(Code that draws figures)

>>>

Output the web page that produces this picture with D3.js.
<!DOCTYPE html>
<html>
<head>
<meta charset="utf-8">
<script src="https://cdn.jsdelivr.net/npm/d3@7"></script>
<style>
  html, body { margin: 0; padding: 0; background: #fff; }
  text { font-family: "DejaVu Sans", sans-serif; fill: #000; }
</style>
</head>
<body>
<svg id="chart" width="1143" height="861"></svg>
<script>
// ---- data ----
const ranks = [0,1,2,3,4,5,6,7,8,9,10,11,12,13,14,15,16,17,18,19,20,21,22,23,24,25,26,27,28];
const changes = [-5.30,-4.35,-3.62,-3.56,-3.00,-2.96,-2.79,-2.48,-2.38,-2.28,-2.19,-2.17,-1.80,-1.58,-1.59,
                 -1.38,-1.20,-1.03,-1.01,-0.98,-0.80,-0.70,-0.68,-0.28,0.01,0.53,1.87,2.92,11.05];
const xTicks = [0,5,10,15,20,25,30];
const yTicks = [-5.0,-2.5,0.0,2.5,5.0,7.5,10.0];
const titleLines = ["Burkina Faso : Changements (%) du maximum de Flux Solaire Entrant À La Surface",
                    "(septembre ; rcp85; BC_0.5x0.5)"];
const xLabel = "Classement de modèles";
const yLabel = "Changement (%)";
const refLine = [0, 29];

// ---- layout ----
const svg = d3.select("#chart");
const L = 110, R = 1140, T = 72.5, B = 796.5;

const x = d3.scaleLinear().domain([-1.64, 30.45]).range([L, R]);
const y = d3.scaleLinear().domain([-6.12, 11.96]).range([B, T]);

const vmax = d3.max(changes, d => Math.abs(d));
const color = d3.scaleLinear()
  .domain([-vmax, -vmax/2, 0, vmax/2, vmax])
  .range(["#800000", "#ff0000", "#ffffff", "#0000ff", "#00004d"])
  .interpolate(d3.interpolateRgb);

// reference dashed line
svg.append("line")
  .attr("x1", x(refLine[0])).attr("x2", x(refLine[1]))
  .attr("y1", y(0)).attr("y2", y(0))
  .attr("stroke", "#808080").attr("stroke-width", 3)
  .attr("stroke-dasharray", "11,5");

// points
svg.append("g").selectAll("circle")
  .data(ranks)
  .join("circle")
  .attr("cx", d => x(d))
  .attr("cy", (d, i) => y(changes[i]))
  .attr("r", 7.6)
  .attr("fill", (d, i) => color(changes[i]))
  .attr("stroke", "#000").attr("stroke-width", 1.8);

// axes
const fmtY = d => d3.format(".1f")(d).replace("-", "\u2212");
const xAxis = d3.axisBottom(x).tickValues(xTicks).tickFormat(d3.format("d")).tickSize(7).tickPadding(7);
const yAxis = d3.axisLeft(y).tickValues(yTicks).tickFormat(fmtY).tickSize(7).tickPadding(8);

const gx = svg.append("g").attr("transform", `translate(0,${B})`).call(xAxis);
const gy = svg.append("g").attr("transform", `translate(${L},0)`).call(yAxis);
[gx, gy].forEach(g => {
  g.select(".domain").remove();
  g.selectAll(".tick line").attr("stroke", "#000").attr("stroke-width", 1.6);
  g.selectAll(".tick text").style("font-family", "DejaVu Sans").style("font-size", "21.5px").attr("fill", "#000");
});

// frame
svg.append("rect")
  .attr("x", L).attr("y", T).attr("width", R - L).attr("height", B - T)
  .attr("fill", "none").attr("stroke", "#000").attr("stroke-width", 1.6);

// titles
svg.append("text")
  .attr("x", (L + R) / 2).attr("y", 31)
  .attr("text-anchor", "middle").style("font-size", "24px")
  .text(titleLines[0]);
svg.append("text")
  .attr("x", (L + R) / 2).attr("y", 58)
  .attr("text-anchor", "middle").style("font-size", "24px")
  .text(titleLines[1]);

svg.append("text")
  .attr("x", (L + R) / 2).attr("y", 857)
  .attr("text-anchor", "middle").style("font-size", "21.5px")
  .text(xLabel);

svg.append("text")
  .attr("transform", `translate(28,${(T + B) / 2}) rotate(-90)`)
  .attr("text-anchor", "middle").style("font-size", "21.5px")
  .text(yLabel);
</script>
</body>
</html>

<<<
>>>

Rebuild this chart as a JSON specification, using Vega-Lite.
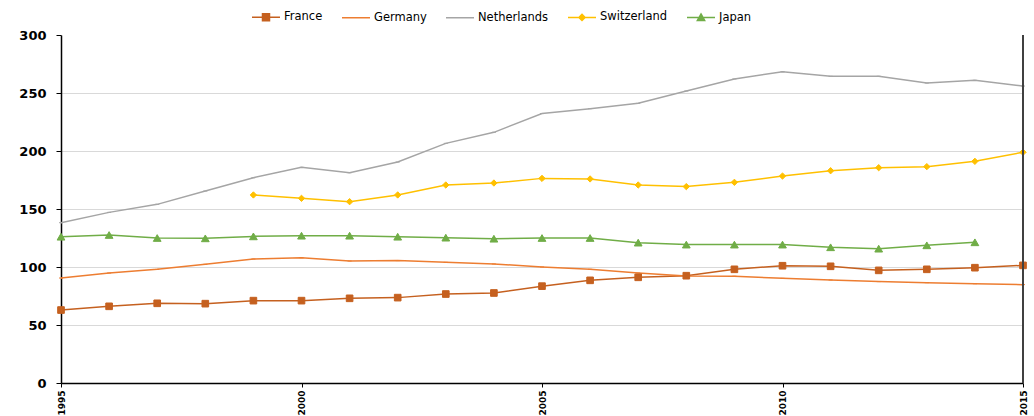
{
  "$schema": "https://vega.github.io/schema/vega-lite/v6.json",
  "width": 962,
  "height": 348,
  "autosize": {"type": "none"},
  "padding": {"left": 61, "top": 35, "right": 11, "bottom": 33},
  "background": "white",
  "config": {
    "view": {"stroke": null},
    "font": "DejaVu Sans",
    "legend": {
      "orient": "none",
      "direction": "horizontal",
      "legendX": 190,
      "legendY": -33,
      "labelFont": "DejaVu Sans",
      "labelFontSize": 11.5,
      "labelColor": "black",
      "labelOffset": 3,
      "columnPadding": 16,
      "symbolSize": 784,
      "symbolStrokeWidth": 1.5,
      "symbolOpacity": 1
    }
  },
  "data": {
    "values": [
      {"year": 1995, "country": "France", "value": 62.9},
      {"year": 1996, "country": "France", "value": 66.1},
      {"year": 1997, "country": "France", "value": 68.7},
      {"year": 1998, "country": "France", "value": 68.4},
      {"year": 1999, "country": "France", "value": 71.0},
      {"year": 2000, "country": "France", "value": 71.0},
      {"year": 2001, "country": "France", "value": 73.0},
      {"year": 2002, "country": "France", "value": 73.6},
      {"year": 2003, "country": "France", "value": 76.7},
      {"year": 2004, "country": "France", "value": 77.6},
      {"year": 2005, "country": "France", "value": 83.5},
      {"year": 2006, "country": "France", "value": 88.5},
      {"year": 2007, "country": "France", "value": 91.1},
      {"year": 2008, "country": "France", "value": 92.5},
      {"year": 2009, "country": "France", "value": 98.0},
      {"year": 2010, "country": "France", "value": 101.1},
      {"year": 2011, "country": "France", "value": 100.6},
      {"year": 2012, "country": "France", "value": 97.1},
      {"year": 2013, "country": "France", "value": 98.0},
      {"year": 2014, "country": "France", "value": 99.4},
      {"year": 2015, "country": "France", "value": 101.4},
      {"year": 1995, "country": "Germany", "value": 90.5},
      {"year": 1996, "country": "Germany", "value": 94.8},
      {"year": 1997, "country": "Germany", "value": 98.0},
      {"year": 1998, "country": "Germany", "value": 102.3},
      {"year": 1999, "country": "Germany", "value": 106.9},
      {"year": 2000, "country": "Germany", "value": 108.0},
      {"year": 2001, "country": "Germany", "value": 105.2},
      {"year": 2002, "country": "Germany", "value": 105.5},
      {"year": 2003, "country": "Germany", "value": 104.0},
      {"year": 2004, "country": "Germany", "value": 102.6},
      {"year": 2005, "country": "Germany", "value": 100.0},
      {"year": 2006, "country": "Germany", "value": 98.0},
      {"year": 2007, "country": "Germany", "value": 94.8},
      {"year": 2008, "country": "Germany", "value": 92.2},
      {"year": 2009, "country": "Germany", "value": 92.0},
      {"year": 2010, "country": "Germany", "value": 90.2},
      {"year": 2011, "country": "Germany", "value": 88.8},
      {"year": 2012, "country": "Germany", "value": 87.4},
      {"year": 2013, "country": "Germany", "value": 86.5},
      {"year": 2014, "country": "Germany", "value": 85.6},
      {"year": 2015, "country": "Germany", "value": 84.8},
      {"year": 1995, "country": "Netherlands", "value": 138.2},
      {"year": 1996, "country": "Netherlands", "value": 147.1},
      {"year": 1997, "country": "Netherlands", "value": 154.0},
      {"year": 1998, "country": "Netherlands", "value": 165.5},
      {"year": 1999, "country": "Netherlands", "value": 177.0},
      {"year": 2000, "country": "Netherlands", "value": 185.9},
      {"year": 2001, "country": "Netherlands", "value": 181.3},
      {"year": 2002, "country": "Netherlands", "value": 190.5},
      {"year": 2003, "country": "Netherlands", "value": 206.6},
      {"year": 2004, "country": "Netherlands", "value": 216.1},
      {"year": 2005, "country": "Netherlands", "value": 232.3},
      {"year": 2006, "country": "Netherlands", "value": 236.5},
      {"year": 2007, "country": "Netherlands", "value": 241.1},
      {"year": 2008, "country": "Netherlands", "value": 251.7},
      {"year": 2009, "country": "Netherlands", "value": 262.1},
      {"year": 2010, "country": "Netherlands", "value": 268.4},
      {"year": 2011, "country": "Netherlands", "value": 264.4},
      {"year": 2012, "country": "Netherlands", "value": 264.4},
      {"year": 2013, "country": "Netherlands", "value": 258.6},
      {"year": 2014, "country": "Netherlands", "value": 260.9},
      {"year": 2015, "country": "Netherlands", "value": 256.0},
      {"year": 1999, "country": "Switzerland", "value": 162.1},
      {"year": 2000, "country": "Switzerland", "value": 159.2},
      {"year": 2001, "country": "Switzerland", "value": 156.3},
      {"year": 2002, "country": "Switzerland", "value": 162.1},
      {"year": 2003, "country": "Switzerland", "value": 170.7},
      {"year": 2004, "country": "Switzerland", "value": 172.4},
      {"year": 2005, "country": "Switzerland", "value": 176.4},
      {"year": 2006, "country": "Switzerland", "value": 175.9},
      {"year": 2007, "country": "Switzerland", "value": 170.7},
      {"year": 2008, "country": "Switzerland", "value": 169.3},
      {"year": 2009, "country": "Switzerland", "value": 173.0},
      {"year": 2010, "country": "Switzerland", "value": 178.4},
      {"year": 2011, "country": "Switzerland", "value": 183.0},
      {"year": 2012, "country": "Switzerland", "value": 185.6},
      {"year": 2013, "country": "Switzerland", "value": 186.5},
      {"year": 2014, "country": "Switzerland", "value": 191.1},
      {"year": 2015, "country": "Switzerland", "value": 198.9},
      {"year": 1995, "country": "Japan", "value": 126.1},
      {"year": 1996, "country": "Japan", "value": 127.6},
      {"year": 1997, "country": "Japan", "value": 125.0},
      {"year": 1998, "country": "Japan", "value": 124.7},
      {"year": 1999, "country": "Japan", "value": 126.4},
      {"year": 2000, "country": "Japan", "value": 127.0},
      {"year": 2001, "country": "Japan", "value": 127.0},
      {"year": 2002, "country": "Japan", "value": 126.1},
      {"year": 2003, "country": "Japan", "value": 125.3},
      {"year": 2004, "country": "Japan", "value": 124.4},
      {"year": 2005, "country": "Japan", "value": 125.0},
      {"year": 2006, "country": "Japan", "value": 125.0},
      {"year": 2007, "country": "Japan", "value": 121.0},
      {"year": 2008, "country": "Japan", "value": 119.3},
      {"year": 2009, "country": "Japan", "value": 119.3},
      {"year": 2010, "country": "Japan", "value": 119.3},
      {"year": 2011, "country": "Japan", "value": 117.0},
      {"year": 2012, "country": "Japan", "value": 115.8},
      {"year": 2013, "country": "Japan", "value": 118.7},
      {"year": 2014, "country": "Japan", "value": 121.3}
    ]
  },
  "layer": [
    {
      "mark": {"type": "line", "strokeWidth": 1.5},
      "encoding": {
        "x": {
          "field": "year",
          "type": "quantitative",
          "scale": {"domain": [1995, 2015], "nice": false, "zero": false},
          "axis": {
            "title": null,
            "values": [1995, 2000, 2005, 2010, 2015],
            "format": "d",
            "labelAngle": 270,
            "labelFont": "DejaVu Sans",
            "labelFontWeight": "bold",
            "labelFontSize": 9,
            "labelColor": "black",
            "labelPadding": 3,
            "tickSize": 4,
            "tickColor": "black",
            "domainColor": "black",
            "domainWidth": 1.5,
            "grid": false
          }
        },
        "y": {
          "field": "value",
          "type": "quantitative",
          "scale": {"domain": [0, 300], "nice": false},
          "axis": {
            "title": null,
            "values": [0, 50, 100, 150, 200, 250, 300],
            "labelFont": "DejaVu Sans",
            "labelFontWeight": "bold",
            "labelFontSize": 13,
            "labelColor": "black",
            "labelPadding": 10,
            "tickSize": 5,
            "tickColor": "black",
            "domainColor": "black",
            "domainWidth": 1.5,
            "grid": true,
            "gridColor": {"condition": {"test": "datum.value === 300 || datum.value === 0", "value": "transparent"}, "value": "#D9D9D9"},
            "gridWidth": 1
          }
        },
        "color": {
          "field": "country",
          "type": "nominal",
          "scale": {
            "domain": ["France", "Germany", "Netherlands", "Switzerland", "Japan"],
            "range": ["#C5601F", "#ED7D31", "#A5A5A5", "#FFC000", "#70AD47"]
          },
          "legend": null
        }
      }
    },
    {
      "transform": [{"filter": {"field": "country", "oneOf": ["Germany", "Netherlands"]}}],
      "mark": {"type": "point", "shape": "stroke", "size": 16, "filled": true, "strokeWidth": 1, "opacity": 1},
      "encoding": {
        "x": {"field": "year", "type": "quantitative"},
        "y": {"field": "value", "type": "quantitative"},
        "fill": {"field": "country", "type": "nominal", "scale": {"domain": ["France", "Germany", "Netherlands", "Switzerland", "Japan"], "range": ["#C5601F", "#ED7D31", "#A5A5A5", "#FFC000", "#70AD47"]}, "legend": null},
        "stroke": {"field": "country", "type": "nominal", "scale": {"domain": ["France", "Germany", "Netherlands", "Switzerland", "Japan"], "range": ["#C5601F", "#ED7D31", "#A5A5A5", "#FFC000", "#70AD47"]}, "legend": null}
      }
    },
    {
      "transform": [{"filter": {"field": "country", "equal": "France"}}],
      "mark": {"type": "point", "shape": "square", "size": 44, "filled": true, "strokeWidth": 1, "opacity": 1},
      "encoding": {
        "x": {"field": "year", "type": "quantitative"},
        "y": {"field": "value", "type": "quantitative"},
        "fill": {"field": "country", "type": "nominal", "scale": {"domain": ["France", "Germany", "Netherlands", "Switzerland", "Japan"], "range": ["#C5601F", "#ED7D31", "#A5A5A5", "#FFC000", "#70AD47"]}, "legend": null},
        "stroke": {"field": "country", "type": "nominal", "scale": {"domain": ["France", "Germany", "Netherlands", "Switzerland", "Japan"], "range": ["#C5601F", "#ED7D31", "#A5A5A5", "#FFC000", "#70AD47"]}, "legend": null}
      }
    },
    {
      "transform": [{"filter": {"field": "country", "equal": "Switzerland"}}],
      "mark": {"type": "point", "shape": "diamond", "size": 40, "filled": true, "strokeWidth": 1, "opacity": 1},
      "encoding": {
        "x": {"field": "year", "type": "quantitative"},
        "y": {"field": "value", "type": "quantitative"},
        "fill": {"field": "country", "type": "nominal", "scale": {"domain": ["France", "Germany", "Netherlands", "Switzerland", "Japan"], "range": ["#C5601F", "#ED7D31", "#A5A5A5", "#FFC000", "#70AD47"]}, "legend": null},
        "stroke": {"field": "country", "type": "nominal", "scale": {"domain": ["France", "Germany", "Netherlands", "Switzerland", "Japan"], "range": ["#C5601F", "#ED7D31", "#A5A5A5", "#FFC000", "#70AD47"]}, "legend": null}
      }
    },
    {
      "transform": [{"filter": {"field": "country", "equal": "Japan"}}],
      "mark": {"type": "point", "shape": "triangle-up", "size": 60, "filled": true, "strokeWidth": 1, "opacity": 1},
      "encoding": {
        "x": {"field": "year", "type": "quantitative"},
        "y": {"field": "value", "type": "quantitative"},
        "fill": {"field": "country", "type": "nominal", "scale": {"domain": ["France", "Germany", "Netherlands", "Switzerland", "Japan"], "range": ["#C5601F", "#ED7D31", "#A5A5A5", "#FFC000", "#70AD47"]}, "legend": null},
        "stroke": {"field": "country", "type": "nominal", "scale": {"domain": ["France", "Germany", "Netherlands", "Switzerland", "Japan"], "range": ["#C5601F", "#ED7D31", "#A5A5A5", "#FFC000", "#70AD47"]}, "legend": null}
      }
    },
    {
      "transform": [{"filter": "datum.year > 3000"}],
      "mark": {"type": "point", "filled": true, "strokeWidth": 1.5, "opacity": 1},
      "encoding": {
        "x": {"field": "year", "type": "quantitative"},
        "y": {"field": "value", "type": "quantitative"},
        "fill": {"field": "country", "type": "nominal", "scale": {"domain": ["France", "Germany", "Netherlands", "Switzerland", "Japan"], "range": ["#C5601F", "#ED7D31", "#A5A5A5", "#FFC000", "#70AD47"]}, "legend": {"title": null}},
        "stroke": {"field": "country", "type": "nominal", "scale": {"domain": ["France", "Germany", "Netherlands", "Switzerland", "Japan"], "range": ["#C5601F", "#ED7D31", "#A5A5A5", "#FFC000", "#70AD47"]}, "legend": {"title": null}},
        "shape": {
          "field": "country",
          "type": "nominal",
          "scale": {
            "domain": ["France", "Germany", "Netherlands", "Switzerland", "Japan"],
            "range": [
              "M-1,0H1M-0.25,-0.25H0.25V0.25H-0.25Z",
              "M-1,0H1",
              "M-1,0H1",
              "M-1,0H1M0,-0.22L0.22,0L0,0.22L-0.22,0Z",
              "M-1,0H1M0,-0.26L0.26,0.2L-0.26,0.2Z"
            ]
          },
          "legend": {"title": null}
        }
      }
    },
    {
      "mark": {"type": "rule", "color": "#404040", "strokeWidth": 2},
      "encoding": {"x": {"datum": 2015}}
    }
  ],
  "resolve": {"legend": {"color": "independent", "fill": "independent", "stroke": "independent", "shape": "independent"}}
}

<<<

● WHAT THE TASK ASKS: Consider the entries above and return each line with the string "chart".

● RESPONSE:
<svg id="chart" width="1143" height="861"></svg>
const svg = d3.select("#chart");
Rebuild this chart as a JSON specification, using Vega-Lite.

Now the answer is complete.